Lopez-Galvan’s brother and sister spoke out about his sister’s death.
“Lisa met no strangers. Any place she would enter not knowing a soul, she walked out hugging people and had the biggest heart and I think that’s the memory that we will all take away from this,” Lopez-Galvan’s brother says.
Three people were detained and authorities say the shooting seems to have been connected to a personal dispute.
Police say the shooting was neither terrorism nor an act of a crazed gunman. Two juveniles and one adult are being questioned. One of the juveniles was caught on camera in handcuffs and wearing a Patrick Mahomes jersey.
“My daughter said that some lady was holding them back and people had started backing up. And then he pulled [the gun] out and he just started shooting and spinning in a circle,” parade-goer Jacob Gooch says.
Kansas City schools were closed so thousands of kids could attend the parade. Nine children were shot and are being treated at a children’s hospital. The youngest victim is 8 year old.

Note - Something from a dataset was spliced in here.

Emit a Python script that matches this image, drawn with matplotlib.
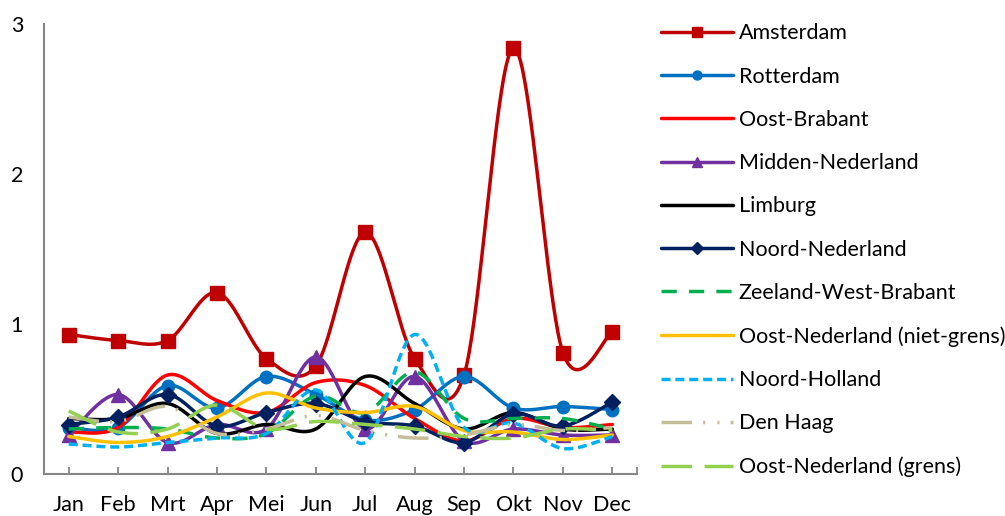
import numpy as np
import matplotlib
matplotlib.use("Agg")
import matplotlib.pyplot as plt

months = ["Jan", "Feb", "Mrt", "Apr", "Mei", "Jun", "Jul", "Aug", "Sep", "Okt", "Nov", "Dec"]

amsterdam = [0.93, 0.89, 0.89, 1.21, 0.77, 0.72, 1.61, 0.77, 0.66, 2.84, 0.81, 0.95]
rotterdam = [0.31, 0.31, 0.59, 0.44, 0.65, 0.53, 0.36, 0.43, 0.65, 0.44, 0.45, 0.43]
oost_brabant = [0.28, 0.31, 0.66, 0.49, 0.41, 0.61, 0.59, 0.37, 0.22, 0.37, 0.31, 0.33]
midden_nederland = [0.26, 0.53, 0.21, 0.33, 0.30, 0.78, 0.30, 0.65, 0.22, 0.30, 0.26, 0.26]
limburg = [0.37, 0.37, 0.47, 0.27, 0.33, 0.30, 0.65, 0.47, 0.30, 0.41, 0.30, 0.30]
noord_nederland = [0.33, 0.38, 0.53, 0.32, 0.41, 0.47, 0.35, 0.32, 0.21, 0.40, 0.32, 0.48]
zeeland_wb = [0.30, 0.31, 0.30, 0.24, 0.27, 0.52, 0.41, 0.68, 0.37, 0.37, 0.37, 0.30]
oost_ned_niet_grens = [0.25, 0.21, 0.25, 0.38, 0.54, 0.44, 0.41, 0.45, 0.29, 0.28, 0.23, 0.26]
noord_holland = [0.20, 0.18, 0.21, 0.24, 0.27, 0.56, 0.21, 0.93, 0.31, 0.34, 0.17, 0.25]
den_haag = [0.38, 0.35, 0.45, 0.27, 0.30, 0.39, 0.29, 0.24, 0.26, 0.33, 0.29, 0.31]
oost_ned_grens = [0.42, 0.28, 0.30, 0.46, 0.30, 0.35, 0.33, 0.30, 0.25, 0.24, 0.30, 0.29]

series = [
    ("Amsterdam", amsterdam, "#C00000", "-", "s", 9.5),
    ("Rotterdam", rotterdam, "#0070C0", "-", "o", 9),
    ("Oost-Brabant", oost_brabant, "#FF0000", "-", None, 0),
    ("Midden-Nederland", midden_nederland, "#7030A0", "-", "^", 10),
    ("Limburg", limburg, "#000000", "-", None, 0),
    ("Noord-Nederland", noord_nederland, "#002060", "-", "D", 8),
    ("Zeeland-West-Brabant", zeeland_wb, "#00B050", (0, (4.4, 3.5)), None, 0),
    ("Oost-Nederland (niet-grens)", oost_ned_niet_grens, "#FFC000", "-", None, 0),
    ("Noord-Holland", noord_holland, "#00B0F0", (0, (2.6, 1.4)), None, 0),
    ("Den Haag", den_haag, "#C4BD97", (0, (8.8, 3.2, 0.6, 3.5, 0.6, 3.2)), None, 0),
    ("Oost-Nederland (grens)", oost_ned_grens, "#92D050", (0, (8.8, 3.6)), None, 0),
]

NSEG = 40


def smooth(xv, yv):
    p = np.column_stack([xv, yv]).astype(float)
    n = len(p)
    xs, ys = [], []
    for i in range(n - 1):
        p0 = p[i - 1] if i > 0 else p[i]
        p1 = p[i]
        p2 = p[i + 1]
        p3 = p[i + 2] if i + 2 < n else p[i + 1]
        c1 = p1 + (p2 - p0) / 6.0
        c2 = p2 - (p3 - p1) / 6.0
        t = np.linspace(0, 1, NSEG, endpoint=False) if i < n - 2 else np.linspace(0, 1, NSEG + 1)
        b = ((1 - t) ** 3)[:, None] * p1 + (3 * (1 - t) ** 2 * t)[:, None] * c1 \
            + (3 * (1 - t) * t ** 2)[:, None] * c2 + (t ** 3)[:, None] * p2
        xs.append(b[:, 0])
        ys.append(b[:, 1])
    return np.concatenate(xs), np.concatenate(ys)


plt.rcParams['font.family'] = ['Lato', 'DejaVu Sans']

fig = plt.figure(figsize=(10.05, 5.16), dpi=100)
ax = fig.add_axes([44 / 1005, 1 - 474 / 516, (637 - 44) / 1005, (474 - 24) / 516])

x = np.arange(len(months))
handles = []
for name, vals, color, ls, mk, ms in series:
    sx, sy = smooth(x, vals)
    kw = dict(color=color, linestyle=ls, linewidth=2.5, label=name,
              solid_capstyle='round', dash_capstyle='butt')
    if mk:
        kw.update(marker=mk, markersize=ms, markevery=[i * NSEG for i in range(len(months))],
                  markerfacecolor=color, markeredgecolor=color)
    h, = ax.plot(sx, sy, **kw)
    handles.append(h)

ax.set_xlim(-0.5, 11.5)
ax.set_ylim(0, 3)
ax.set_yticks([0, 1, 2, 3])
ax.set_xticks(x)
ax.set_xticklabels(months)
ax.set_xticks([11.5], minor=True)
for s in ["top", "right"]:
    ax.spines[s].set_visible(False)
for s in ["left", "bottom"]:
    ax.spines[s].set_color("#868686")
    ax.spines[s].set_linewidth(1.5)
ax.tick_params(axis='x', which='both', direction='in', length=5, width=1.3, color="#868686",
               labelsize=15.5, pad=15)
ax.tick_params(axis='y', length=0, labelsize=15.5, pad=15)

leg = fig.legend(handles=handles, loc='upper left', bbox_to_anchor=(655 / 1005, 1 - 17 / 516),
                 frameon=False, fontsize=15.5, handlelength=3.3, handletextpad=0.28,
                 labelspacing=1.08, markerscale=0.72, borderaxespad=0, borderpad=0.3)

fig.savefig("out.png", dpi=100)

ER nurse Chastity Logsdon was at the parade with her family and stayed in the line of fire to give a stranger CPR.
“I don’t feel a pulse so I just started compressions, just straight up started compressions, and my mom, I can hear her screaming, ‘Come on,’ and I’m like, ‘Just go, just go,’” Logsdon tells Inside Edition.
A group of parade-goers chased down an armed suspect, wrestled him to the ground and held him until police arrived.
“As he got close and I got a good angle on him I tackled him from the back and took him down,” Paul Contreras tells Inside Edition. “As I take him down I see the gun fall to the ground.”
Contreras’ daughter, Alyssa, says although it was scary to watch her father catch the suspect, she is proud of her dad’s heroic actions. “All the recognition he’s getting is very well deserved,” she says.
Trey and Casey Filter also helped bring down the armed suspect.
“When he was tackled, he was carrying an assault rifle and running with it. It came flying out after we tackled him,” Trey says.
On social media, Travis Kelce posted, “I am heartbroken. KC you mean the world to me.”
Patrick Mahomes wrote, “Praying for Kansas City.”